#### EXERCISE INSTRUCTIONS:
Leaving out the pictures, retype all the material exactly.

----

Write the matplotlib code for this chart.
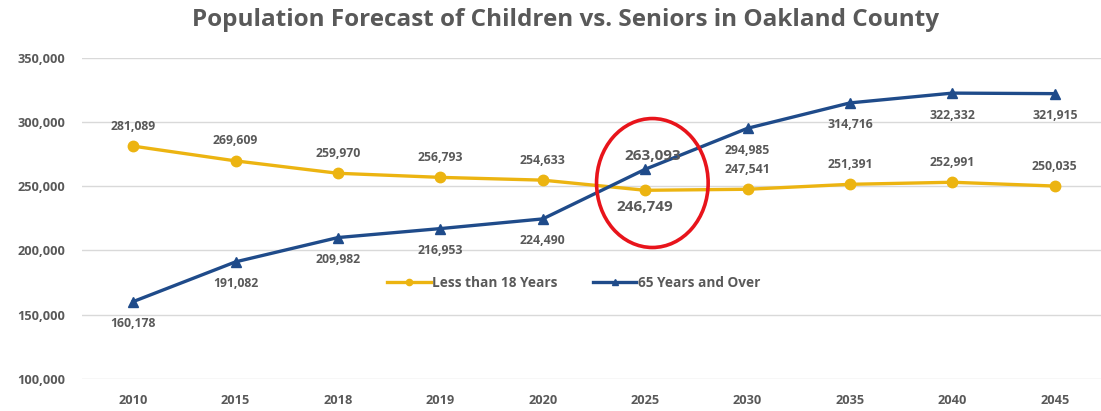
import matplotlib
matplotlib.use("Agg")
import matplotlib.pyplot as plt
import numpy as np
from matplotlib.patches import Ellipse
from matplotlib.ticker import FuncFormatter

plt.rcParams["font.family"] = ["Open Sans", "DejaVu Sans"]

years = ["2010", "2015", "2018", "2019", "2020", "2025", "2030", "2035", "2040", "2045"]
under_18 = [281089, 269609, 259970, 256793, 254633, 246749, 247541, 251391, 252991, 250035]
over_65 = [160178, 191082, 209982, 216953, 224490, 263093, 294985, 314716, 322332, 321915]

GOLD = "#ECB411"
NAVY = "#1F4B8A"
TEXT = "#595959"
HIGHLIGHT = 5  # index of 2025

fig = plt.figure(figsize=(11.01, 4.11), dpi=100)
ax = fig.add_axes([0.0745, 0.078, 0.930, 0.782])

x = np.arange(len(years))

ax.plot(x, under_18, color=GOLD, lw=2.4, marker="o", ms=7.5, zorder=3,
        label="Less than 18 Years")
ax.plot(x, over_65, color=NAVY, lw=2.4, marker="^", ms=7.5, zorder=3,
        label="65 Years and Over")

for i, (a, b) in enumerate(zip(under_18, over_65)):
    big = i == HIGHLIGHT
    fs = 11 if big else 8.8
    dy_a = -17 if big else 20
    dy_b = 13 if big else -22
    dx_b = 8 if big else 0
    ax.annotate(f"{a:,}", (i, a), xytext=(0, dy_a), textcoords="offset pixels",
                ha="center", va="center", fontsize=fs, fontweight="bold", color=TEXT, zorder=5)
    ax.annotate(f"{b:,}", (i, b), xytext=(dx_b, dy_b), textcoords="offset pixels",
                ha="center", va="center", fontsize=fs, fontweight="bold", color=TEXT, zorder=5)

# red ring around the crossover year
ax.add_patch(Ellipse((HIGHLIGHT + 0.07, 252400), width=1.09, height=100300, fill=False,
                     edgecolor="#E8141B", lw=2.6, zorder=6))

ax.set_xlim(-0.5, 9.5)
ax.set_ylim(100000, 350000)
ax.set_xticks(x)
ax.set_xticklabels(years)
ax.set_yticks(np.arange(100000, 350001, 50000))
ax.yaxis.set_major_formatter(FuncFormatter(lambda v, _: f"{int(v):,}"))
ax.tick_params(length=0, labelsize=9.2, labelcolor=TEXT)
ax.tick_params(axis="y", pad=12)
ax.tick_params(axis="x", pad=11)
for lab in ax.get_xticklabels() + ax.get_yticklabels():
    lab.set_fontweight("bold")
ax.grid(axis="y", color="#D9D9D9", lw=1)
ax.set_axisbelow(True)
for s in ax.spines.values():
    s.set_visible(False)

ax.legend(loc="center", bbox_to_anchor=(0.48, 0.30), ncol=2, frameon=False,
          labelcolor=TEXT, handlelength=3.2, handletextpad=0.1, markerscale=0.6,
          columnspacing=2.6, prop={"weight": "bold", "size": 9.8})

fig.text(0.514, 0.952, "Population Forecast of Children vs. Seniors in Oakland County",
         ha="center", va="center", fontsize=17.5, fontweight="bold", color=TEXT)

fig.savefig("out.png", dpi=100, facecolor="white")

----

#### ANSWER TO THE EXERCISE:
Write the matplotlib code for this chart.
import matplotlib
matplotlib.use("Agg")
import matplotlib.pyplot as plt
import numpy as np
from matplotlib.patches import Ellipse
from matplotlib.ticker import FuncFormatter

plt.rcParams["font.family"] = ["Open Sans", "DejaVu Sans"]

years = ["2010", "2015", "2018", "2019", "2020", "2025", "2030", "2035", "2040", "2045"]
under_18 = [281089, 269609, 259970, 256793, 254633, 246749, 247541, 251391, 252991, 250035]
over_65 = [160178, 191082, 209982, 216953, 224490, 263093, 294985, 314716, 322332, 321915]

GOLD = "#ECB411"
NAVY = "#1F4B8A"
TEXT = "#595959"
HIGHLIGHT = 5  # index of 2025

fig = plt.figure(figsize=(11.01, 4.11), dpi=100)
ax = fig.add_axes([0.0745, 0.078, 0.930, 0.782])

x = np.arange(len(years))

ax.plot(x, under_18, color=GOLD, lw=2.4, marker="o", ms=7.5, zorder=3,
        label="Less than 18 Years")
ax.plot(x, over_65, color=NAVY, lw=2.4, marker="^", ms=7.5, zorder=3,
        label="65 Years and Over")

for i, (a, b) in enumerate(zip(under_18, over_65)):
    big = i == HIGHLIGHT
    fs = 11 if big else 8.8
    dy_a = -17 if big else 20
    dy_b = 13 if big else -22
    dx_b = 8 if big else 0
    ax.annotate(f"{a:,}", (i, a), xytext=(0, dy_a), textcoords="offset pixels",
                ha="center", va="center", fontsize=fs, fontweight="bold", color=TEXT, zorder=5)
    ax.annotate(f"{b:,}", (i, b), xytext=(dx_b, dy_b), textcoords="offset pixels",
                ha="center", va="center", fontsize=fs, fontweight="bold", color=TEXT, zorder=5)

# red ring around the crossover year
ax.add_patch(Ellipse((HIGHLIGHT + 0.07, 252400), width=1.09, height=100300, fill=False,
                     edgecolor="#E8141B", lw=2.6, zorder=6))

ax.set_xlim(-0.5, 9.5)
ax.set_ylim(100000, 350000)
ax.set_xticks(x)
ax.set_xticklabels(years)
ax.set_yticks(np.arange(100000, 350001, 50000))
ax.yaxis.set_major_formatter(FuncFormatter(lambda v, _: f"{int(v):,}"))
ax.tick_params(length=0, labelsize=9.2, labelcolor=TEXT)
ax.tick_params(axis="y", pad=12)
ax.tick_params(axis="x", pad=11)
for lab in ax.get_xticklabels() + ax.get_yticklabels():
    lab.set_fontweight("bold")
ax.grid(axis="y", color="#D9D9D9", lw=1)
ax.set_axisbelow(True)
for s in ax.spines.values():
    s.set_visible(False)

ax.legend(loc="center", bbox_to_anchor=(0.48, 0.30), ncol=2, frameon=False,
          labelcolor=TEXT, handlelength=3.2, handletextpad=0.1, markerscale=0.6,
          columnspacing=2.6, prop={"weight": "bold", "size": 9.8})

fig.text(0.514, 0.952, "Population Forecast of Children vs. Seniors in Oakland County",
         ha="center", va="center", fontsize=17.5, fontweight="bold", color=TEXT)

fig.savefig("out.png", dpi=100, facecolor="white")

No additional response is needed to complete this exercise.